[Wi-Fi Clinic] Why is my Wi-Fi unstable? | Channel Selection

Co-Channel Interference (CCI)

Living on the same floor (channel), two speakers playing a music have almost inevitable risk of hearing each other unless you have enough physical distance separation. This is the interference. As depicted in the analogy diagram above, if you and your family member or neighbor are listening to a different music using a separate loud speaker at the same time, both will hear the other music in the middle. What can you do to enjoy your own music without hearing the other speaker? One simple way is taking a turn.

In fact in the Wi-Fi world, there is a strict rule that two sources cannot transfer a data at the same time on given channel at a distance where they can hear each other because they will collide and whole data becomes unusable.
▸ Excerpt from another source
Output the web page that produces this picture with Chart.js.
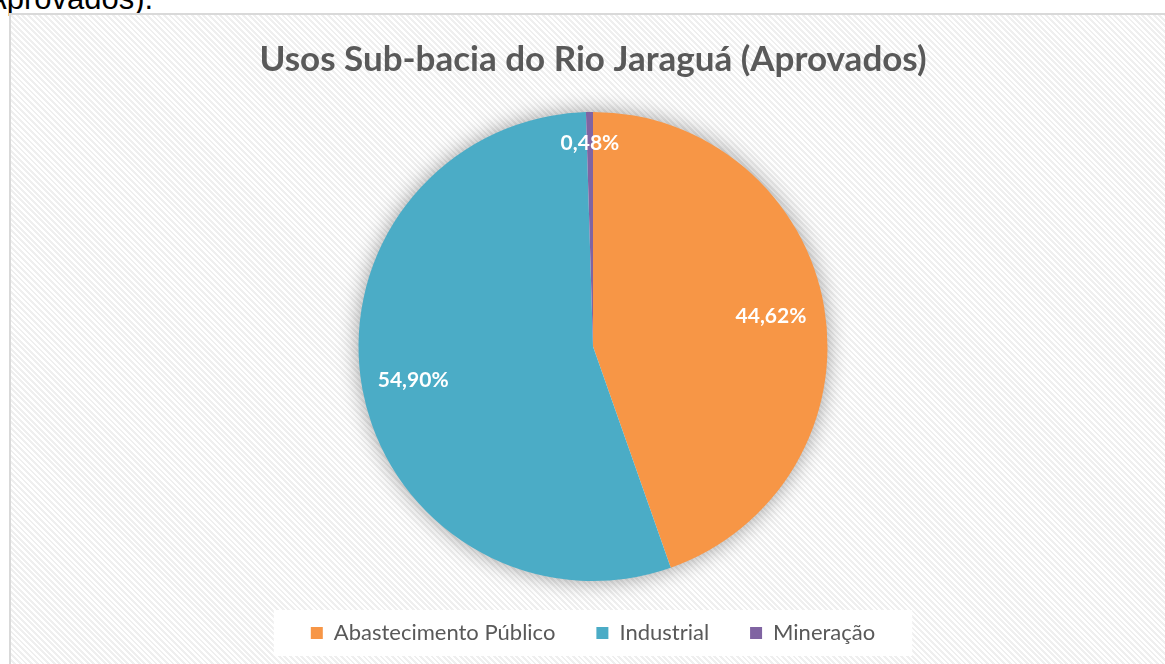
<!DOCTYPE html>
<html>
<head>
<meta charset="utf-8">
<script src="https://cdn.jsdelivr.net/npm/chart.js@4.4.1/dist/chart.umd.min.js"></script>
<style>
  html, body { margin: 0; padding: 0; background: #fff; overflow: hidden; }
  body { width: 1165px; height: 664px; position: relative; }
  #doc-text {
    position: absolute; left: -14px; top: -17px;
    font: 31px/31px "Liberation Sans", Arial, sans-serif; color: #000;
    white-space: nowrap;
  }
  #frame {
    position: absolute; left: 9px; top: 13px; width: 1170px; height: 700px;
    border: 2px solid #d9d9d9;
    background: repeating-linear-gradient(45deg, #ffffff 0px, #ffffff 2px, #efefef 2px, #efefef 4px);
  }
  #wrap { position: absolute; left: 0; top: 0; width: 1165px; height: 664px; }
</style>
</head>
<body>
<div id="doc-text">Aprovados).</div>
<div id="frame"></div>
<div id="wrap"><canvas id="pie"></canvas></div>
<script>
(() => {
  'use strict';

  const categories = ['Abastecimento Público', 'Industrial', 'Mineração'];
  const shares = [44.62, 54.90, 0.48];
  const colors = ['#f79646', '#4bacc6', '#8064a2'];
  // how far out (fraction of radius) each value label sits
  const labelDist = [0.77, 0.78, 0.865];

  const fmt = v => v.toFixed(2).replace('.', ',') + '%';

  const pieShadow = {
    id: 'pieShadow',
    beforeDatasetsDraw(chart) {
      const arc = chart.getDatasetMeta(0).data[0];
      if (!arc) return;
      const { x, y, outerRadius } = arc.getProps(['x', 'y', 'outerRadius'], true);
      const ctx = chart.ctx;
      ctx.save();
      ctx.shadowColor = 'rgba(0,0,0,0.4)';
      ctx.shadowBlur = 22;
      ctx.fillStyle = '#ffffff';
      ctx.beginPath();
      ctx.arc(x, y, outerRadius - 1, 0, Math.PI * 2);
      ctx.fill();
      ctx.restore();
    }
  };

  const legendBox = {
    id: 'legendBox',
    beforeDraw(chart) {
      const boxes = chart.legend && chart.legend.legendHitBoxes;
      if (!boxes || !boxes.length) return;
      const left = Math.min(...boxes.map(b => b.left)) - 37;
      const right = Math.max(...boxes.map(b => b.left + b.width)) + 37;
      const mid = boxes[0].top + boxes[0].height / 2;
      const ctx = chart.ctx;
      ctx.save();
      ctx.fillStyle = '#ffffff';
      ctx.fillRect(left, mid - 23, right - left, 46);
      ctx.restore();
    }
  };

  const valueLabels = {
    id: 'valueLabels',
    afterDatasetsDraw(chart) {
      const ctx = chart.ctx;
      const ds = chart.data.datasets[0];
      ctx.save();
      ctx.font = 'bold 21px Lato, sans-serif';
      ctx.fillStyle = '#ffffff';
      ctx.textAlign = 'center';
      ctx.textBaseline = 'middle';
      chart.getDatasetMeta(0).data.forEach((arc, i) => {
        const p = arc.getProps(['x', 'y', 'startAngle', 'endAngle', 'outerRadius'], true);
        const a = (p.startAngle + p.endAngle) / 2;
        const r = p.outerRadius * labelDist[i];
        ctx.fillText(fmt(ds.data[i]), p.x + Math.cos(a) * r, p.y + Math.sin(a) * r);
      });
      ctx.restore();
    }
  };

  new Chart(document.getElementById('pie'), {
    type: 'pie',
    data: {
      labels: categories,
      datasets: [{
        data: shares,
        backgroundColor: colors,
        borderWidth: 0
      }]
    },
    options: {
      responsive: true,
      maintainAspectRatio: false,
      animation: false,
      layout: { padding: { left: 21, right: 0, top: 0, bottom: 10 } },
      plugins: {
        title: {
          display: true,
          text: 'Usos Sub-bacia do Rio Jaraguá (Aprovados)',
          color: '#595959',
          font: { family: 'Lato, sans-serif', size: 35, weight: 'bold', lineHeight: 1.2 },
          padding: { top: 39, bottom: 31 }
        },
        legend: {
          position: 'bottom',
          labels: {
            boxWidth: 12,
            boxHeight: 12,
            padding: 41,
            color: '#595959',
            font: { family: 'Lato, sans-serif', size: 22 }
          }
        },
        tooltip: { enabled: false }
      }
    },
    plugins: [legendBox, pieShadow, valueLabels]
  });
})();
</script>
</body>
</html>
The rule is called “clear channel assessment (CCA)”. It’s a simple rule. You listen first and make sure nobody else is using the channel (or playing music) then you play; otherwise, wait random time and check again.

If there is such rule, you feel the collision won’t happen unless some random, lottery winning chance two speakers hear nothing and start playing music right at the same time.

Unfortunately, there is another more frequent collision possibility. Let’s take a close look at one room with two speaker.

A person “A” sitting right next to red speaker has a control when to turn on the red speaker. In an above setting, Person A won’t hear green speakers sound because it is too far from it, so it starts playing red speaker.

If person “B” was listening to the music right in the middle between red and green speaker, he ends up hearing both. Since B does not have control of green speaker, green speaker may continue playing so does red.

Now if A is a selfish then he could continue listening his musics without any issue. However, remember in the Wi-Fi world, data transfer is bidirectional and one at a time. So if B was listening to the red speaker music instead of the green speaker, he’s having difficulty hearing the red speaker. So he’d complain/request more of his turn. This will slow down the A’s listening experience as B keeps asking for his turn.

This is an example of speaker (AP) affecting another speaker (AP) while on the same floor (channel). This is referred to as Co-channel interference (CCI). CCI, not to anyone’s surprise, will slow down overall network performance for both APs and all connected clients to those APs as illustrated by the above example case (ref).